Ja, weil wir nur so das angesprochene Problem der Selbstähnlichkeit durchbrechen können. Wir setzen da aber auf eine freiwillige Selbstverpflichtung der Institute und nicht auf gesetzliche Vorgaben. Und wir vertrauen auf den Markt und die eigene Erkenntnis. Mangelnde Diversität werden sich die Institute künftig schlicht nicht mehr leisten können.

Haben Sie noch mehr konkrete Beispiele?

Gerne. Institute sollten sich z. B. die Frage stellen, wie sie mit Kolleginnen und Kollegen umgehen, die sich in Elternzeit befinden. Sind diese Personen einfach raus oder hält man den Kontakt, fördert sie vielleicht auch in dieser Zeit? Gibt es Mentorinnen und Mentoren für sie und – ganz banal – lädt man sie zur Weihnachtsfeier oder dem Abteilungsausflug ein, um sie „im Loop“ zu halten und ihnen den Wiedereinstieg zu erleichtern?

Insgesamt haben wir natürlich eine ganze Palette an konkreten Maßnahmen und Anregungen, die wir in unseren Projekten mit den Kunden diskutieren, ggf. anpassen und dann verabschieden.

Wer sind die Promotoren für mehr Diversität in den Kreditinstituten?

Für Vorstände steht das Thema Nachhaltigkeit aktuell sehr weit oben auf der Agenda. Zur Nachhaltigkeit zählt – neben vielen anderen Aspekten – auch das Thema Diversität. Insofern: Wer nachhaltig sein will, muss auch divers sein.

Dazu kommt die Sorge von Vorständen und Personalverantwortlichen um den Nachwuchs und um die eigene Reputation. Wo kommen die Nachwuchskräfte her? Wie wirke ich am Arbeitsmarkt und/oder in der Region bei meinen Kunden?
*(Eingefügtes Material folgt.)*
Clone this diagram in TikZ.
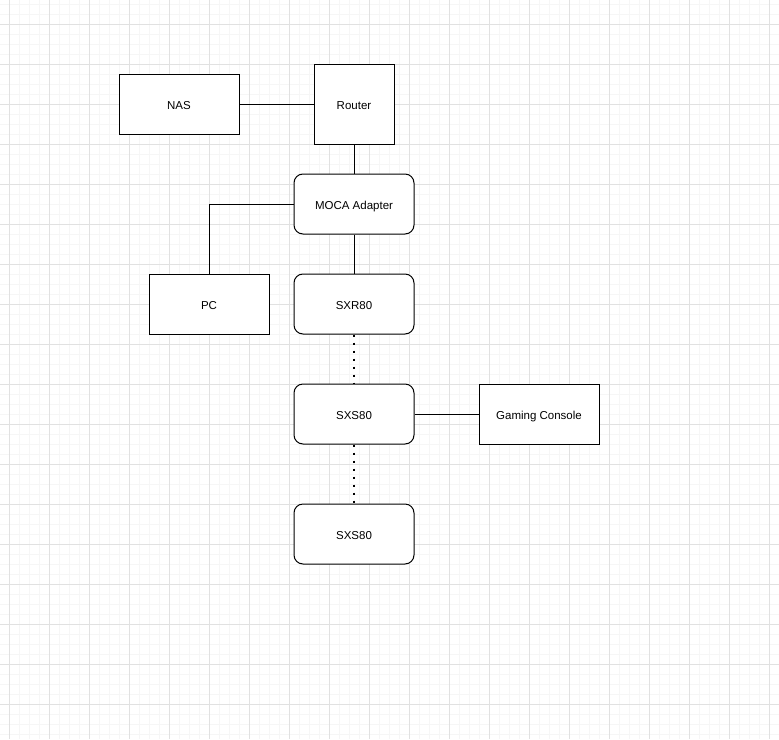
\documentclass[tikz,border=0pt]{standalone}
\usepackage{fontspec}
\setmainfont{Liberation Sans}
\definecolor{gMajor}{HTML}{E1E1E1}
\definecolor{gMinor}{HTML}{F6F6F6}

\begin{document}
\begin{tikzpicture}[x=1pt,y=1pt,yscale=-1,font=\fontsize{11.5}{14}\selectfont]
		\tikzstyle{BOX} = [draw=black, line width=1pt, fill=white, minimum width=120pt, minimum height=60pt, inner sep=0pt, text height=10pt, text depth=0pt]
		\tikzstyle{dev} = [BOX]
		\tikzstyle{mesh} = [BOX, rounded corners=9pt]
		\tikzstyle{link} = [line width=1pt]
		\tikzstyle{wifi} = [line width=2pt, dash pattern=on 2pt off 6pt]

		% background and grid
		\fill[white] (0,0) rectangle (779,739);
		\useasboundingbox (0,0) rectangle (779,739);
		\foreach \x in {9,19,...,779} \draw[gMinor, line width=1pt] (\x,0) -- (\x,739);
		\foreach \y in {4,14,...,739} \draw[gMinor, line width=1pt] (0,\y) -- (779,\y);
		\foreach \x in {9,49,...,779} \draw[gMajor, line width=1pt] (\x,0) -- (\x,739);
		\foreach \y in {24,64,...,739} \draw[gMajor, line width=1pt] (0,\y) -- (779,\y);

		\node[dev] (nas) at			(179, 104) {NAS};
		\node[dev, minimum width=80pt, minimum height=80pt] (router) at	(354, 104) {Router};
		\node[mesh] (moca) at		(354, 204) {MOCA Adapter};
		\node[dev] (pc) at			(209, 304) {PC};
		\node[mesh] (sxr) at		(354, 304) {SXR80};
		\node[mesh] (sxsOne) at		(354, 414) {SXS80};
		\node[dev] (console) at		(539, 414) {Gaming Console};
		\node[mesh] (sxsTwo) at		(354, 534) {SXS80};
		\draw[link] (nas.east) -- (router.west);
		\draw[link] (router.south) -- (moca.north);
		\draw[link] (moca.west) -| (pc.north);
		\draw[link] (moca.south) -- (sxr.north);
		\draw[link] (sxsOne.east) -- (console.west);
		\draw[wifi] (sxr.south) -- (sxsOne.north);
		\draw[wifi] (sxsOne.south) -- (sxsTwo.north);
\end{tikzpicture}
\end{document}
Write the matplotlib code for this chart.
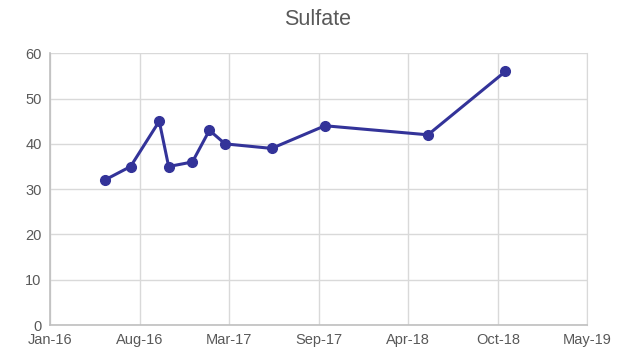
import numpy as np
import matplotlib.pyplot as plt
import matplotlib.dates as mdates

plt.rcParams['font.family'] = ['Liberation Sans', 'DejaVu Sans']

# sample dates and sulfate readings
fechas = ['2016-06-01', '2016-07-29', '2016-10-01', '2016-10-22', '2016-12-14',
          '2017-01-21', '2017-02-25', '2017-06-09', '2017-10-06', '2018-05-24',
          '2018-11-13']
sulfato = [32, 35, 45, 35, 36, 43, 40, 39, 44, 42, 56]

fechas = np.array(fechas, dtype='datetime64[D]')
x_min = np.datetime64('2016-01-31')
x_max = np.datetime64('2019-05-14')
ticks_x = np.arange(x_min, x_max + np.timedelta64(10, 'D'), np.timedelta64(200, 'D'))

fig = plt.figure(figsize=(6.35, 3.57), dpi=100)
ax = fig.add_axes([0.0787, 0.0896, 0.925 - 0.0787, 0.8507 - 0.0896])

ax.plot(fechas, sulfato, '-o', color='#333399', linewidth=2.2,
        markersize=7, zorder=3)

ax.set_xlim(x_min, x_max)
ax.set_ylim(0, 60)
ax.set_xticks(ticks_x)
ax.xaxis.set_major_formatter(mdates.DateFormatter('%b-%y'))
ax.set_yticks(range(0, 61, 10))

ax.grid(True, color='#d9d9d9', linewidth=1)
ax.set_axisbelow(True)
ax.spines['top'].set_visible(False)
ax.spines['right'].set_color('#d9d9d9')
ax.spines['left'].set_color('#bfbfbf')
ax.spines['bottom'].set_color('#bfbfbf')
ax.spines['left'].set_linewidth(1.2)
ax.spines['bottom'].set_linewidth(1.2)
ax.tick_params(length=0, labelsize=10.5, colors='#595959', pad=6)

fig.suptitle('Sulfate', x=0.5, y=0.975, fontsize=15.5, color='#595959')

fig.savefig('out.png', dpi=100)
Banken stehen auf der Hitliste der Berufswünsche nicht mehr so weit oben wie vormals. Schon aus diesem Grund wird es sich die Branche nicht mehr leisten können, einem Großteil potenzieller Führungskräfte keine ausreichenden Aufstiegsmöglichkeiten zu bieten.

Oder um es mit Theresa J. Withmarsh, Executive Director des Washingtoner State Investment Boards zu sagen: "Wenn man 50% des Talentpools ausschließt, ist es kein Wunder, dass man sich in einem Krieg um Talente befindet."

Was versprechen Sie sich von dieser Kampagne?

Unsere Kampagne ist eine Wachmacherkampagne. Wir wollen Diversität zu einem Thema machen, über das in Banken gesprochen wird und an dem niemand mehr vorbeikommt.

Letztlich wollen wir erreichen, dass Diversität das New Normal wird und es selbstverständlich ist, dass sich Frauen nicht nur auf Führungspositionen bewerben, sondern sie auch bekommen.